Using crisis to spur economy and protect the poor:

As Asia begins to recover from the global economic crisis, Governments in the region should look to expand social safety nets that can both protect the poor and help spur economic growth, Asian Development Bank (ADB) President Haruhiko Kuroda said at the start of a three-day conference.

“Governments can use countercyclical stimulus packages not only to reinvigorate the economy, but also to put in place measures that promote more robust growth and reduce vulnerability,” Kuroda told the conference on “The impact of the global economic slowdown on poverty and sustainable development in Asia and the Pacific.”

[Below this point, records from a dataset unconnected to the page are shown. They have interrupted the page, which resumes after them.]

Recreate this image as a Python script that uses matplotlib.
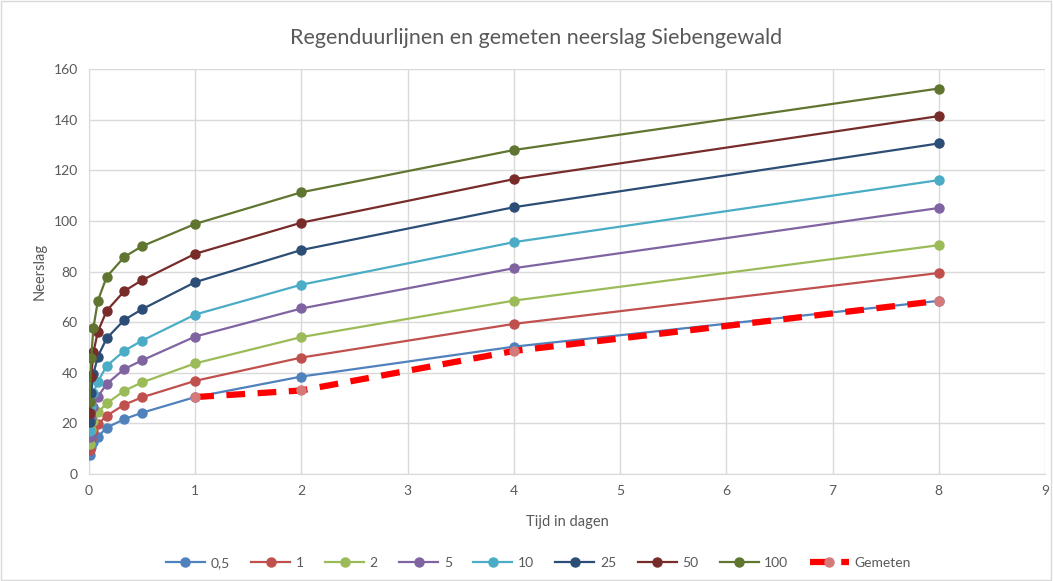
import numpy as np
import matplotlib.pyplot as plt
from matplotlib.patches import Rectangle

plt.rcParams['font.family'] = ['Lato', 'DejaVu Sans']

# duur in dagen: 10min, 30min, 1u, 2u, 4u, 8u, 12u, 1d, 2d, 4d, 8d
duur = [10/1440, 30/1440, 1/24, 2/24, 4/24, 8/24, 12/24, 1, 2, 4, 8]

herhalingstijden = ['0,5', '1', '2', '5', '10', '25', '50', '100']
neerslag = [
    [7.5, 10.5, 12.7, 14.7, 18.3, 21.7, 24.2, 30.4, 38.5, 50.3, 68.4],
    [9.5, 14.0, 17.0, 19.6, 23.0, 27.4, 30.3, 36.8, 46.0, 59.3, 79.4],
    [11.7, 17.5, 21.0, 24.3, 27.9, 32.9, 36.2, 43.7, 54.1, 68.5, 90.4],
    [14.7, 22.0, 26.5, 30.5, 35.6, 41.5, 44.9, 54.3, 65.4, 81.3, 105.1],
    [17.1, 27.0, 32.0, 36.5, 42.7, 48.7, 52.7, 63.0, 74.8, 91.6, 116.1],
    [20.7, 31.9, 39.5, 46.4, 53.6, 60.9, 65.1, 75.8, 88.5, 105.4, 130.6],
    [24.2, 38.5, 48.0, 56.2, 64.5, 72.3, 76.6, 87.0, 99.3, 116.5, 141.4],
    [28.4, 45.8, 57.7, 68.4, 77.9, 85.8, 90.0, 98.8, 111.3, 128.0, 152.3],
]
kleuren = ['#4F81BD', '#C0504D', '#9BBB59', '#8064A2', '#4BACC6',
           '#2C4D75', '#772C2A', '#5F7530']

gemeten_x = [1, 2, 4, 8]
gemeten_y = [30.4, 33.0, 48.6, 68.4]

fig = plt.figure(figsize=(10.53, 5.81), dpi=100)
ax = fig.add_axes([0.0845, 0.1842, 0.9079, 0.697])

for lab, vals, c in zip(herhalingstijden, neerslag, kleuren):
    ax.plot(duur, vals, color=c, lw=1.6, marker='o', ms=6.5, label=lab, zorder=3)

ax.plot(gemeten_x, gemeten_y, color='#FF0000', lw=4.5, ls=(0, (3, 2)),
        marker='o', ms=6.5, mfc='#D47A7A', mec='#D47A7A', label='Gemeten', zorder=4)

ax.set_xlim(0, 9)
ax.set_ylim(0, 160)
ax.set_xticks(range(0, 10))
ax.set_yticks(range(0, 161, 20))
ax.grid(True, color='#D9D9D9', lw=1)
ax.set_axisbelow(True)
for s in ax.spines.values():
    s.set_visible(False)
ax.spines['left'].set_visible(True)
ax.spines['bottom'].set_visible(True)
ax.spines['left'].set_color('#D9D9D9')
ax.spines['bottom'].set_color('#D9D9D9')
ax.tick_params(length=0, labelsize=10, colors='#595959', pad=8)

ax.set_xlabel('Tijd in dagen', fontsize=10.5, color='#595959', labelpad=13)
ax.set_ylabel('Neerslag', fontsize=10.5, color='#595959', labelpad=5)
fig.text(0.509, 0.935, 'Regenduurlijnen en gemeten neerslag Siebengewald',
         ha='center', va='center', fontsize=15.5, color='#595959')

ax.legend(loc='center', bbox_to_anchor=(0.47, -0.22), ncol=9, frameon=False,
          fontsize=10, labelcolor='#595959', handlelength=2.8, columnspacing=1.55,
          handletextpad=0.4)

fig.patches.append(Rectangle((0.001, 0.001), 0.997, 0.997, transform=fig.transFigure,
                             fill=False, edgecolor='#D9D9D9', lw=1))

fig.savefig('out.png', dpi=100, facecolor='white')
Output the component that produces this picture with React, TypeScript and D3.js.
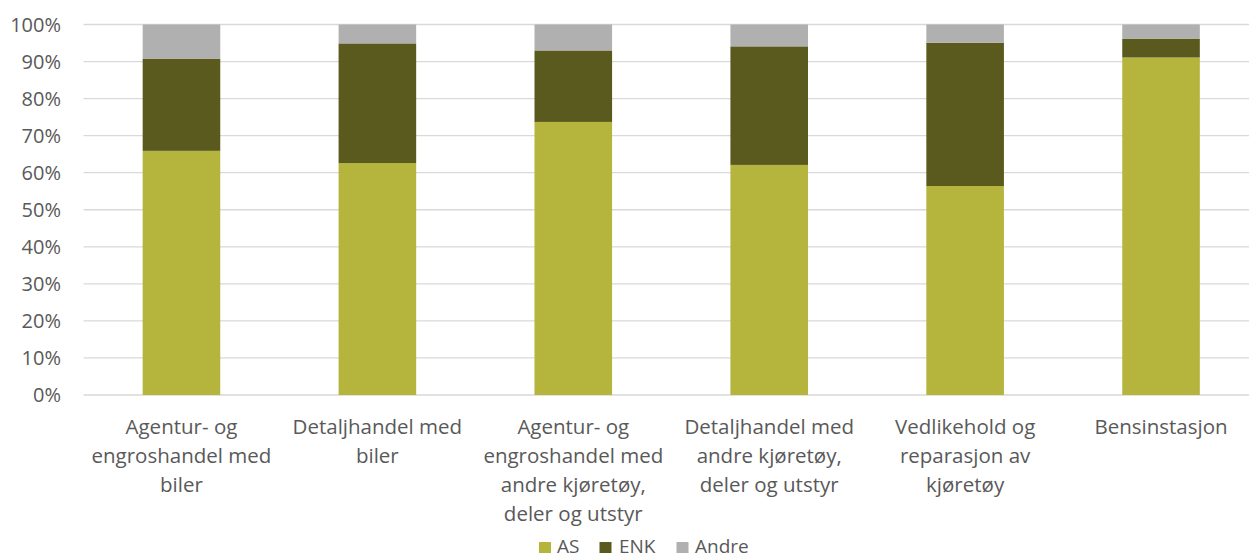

It was organized by ADB, with the Governments of Vietnam and the People’s Republic of China, and the ASEAN Secretariat. It is the first major conference dedicated to the social impacts of the crisis in the Asia and Pacific region and has attracted around 350 delegates from 28 countries, 25 development agencies and embassies, and 13 non-governmental organizations.

Kuroda said that the crisis should be seen as an opportunity to take proactive measures that lay the groundwork for inclusive and sustainable development over the long-term.

“Crises such as this one provide the chance to initiate structural reforms for social development,” he said.

Protecting against huge health expenditure, for example, helps the poor directly, but also benefits the economy as people with less need for large “precautionary savings” are likely to increase consumption, or save and invest more productively, Kuroda said.

ADB estimates show that if the region’s growth had not been stalled by the crisis over the past year there would be 60 million fewer people living below the $1.25 a day poverty line, and around 100 million fewer ‘near poor’ or those living below $2 a day.

While the crisis decimated jobs across income lines, Asia’s poor have been especially hard hit, in part because of a lack of adequate social safety nets to cushion their fall from the slowdown in economic activity.

Many governments in Asia have responded swiftly to the crisis with a broad range of fiscal stimulus packages, typically focusing on major infrastructure rollouts, tax reductions, trade and industry promotions, as well as projects targeting the poor.

Kuroda said that in the long run, the key challenge for developing Asia will be to enhance its resilience to external shocks.

“It can do so through policies aimed at broadening the scope and structure of the region’s openness and strengthening national systems that support human development,” he said.

Practical steps include fostering intra-regional trade, managing financial globalization, maximizing the benefits of labor mobility, and investing more in education, health, and social protection.

ADB has set up a countercyclical support fund to help its developing member countries weather the consequences of the current global crisis.

ADB supports its developing member countries in ways that play to its comparative advantages and core business areas such as infrastructure, trade facilitation, education, financial reform and regional public goods.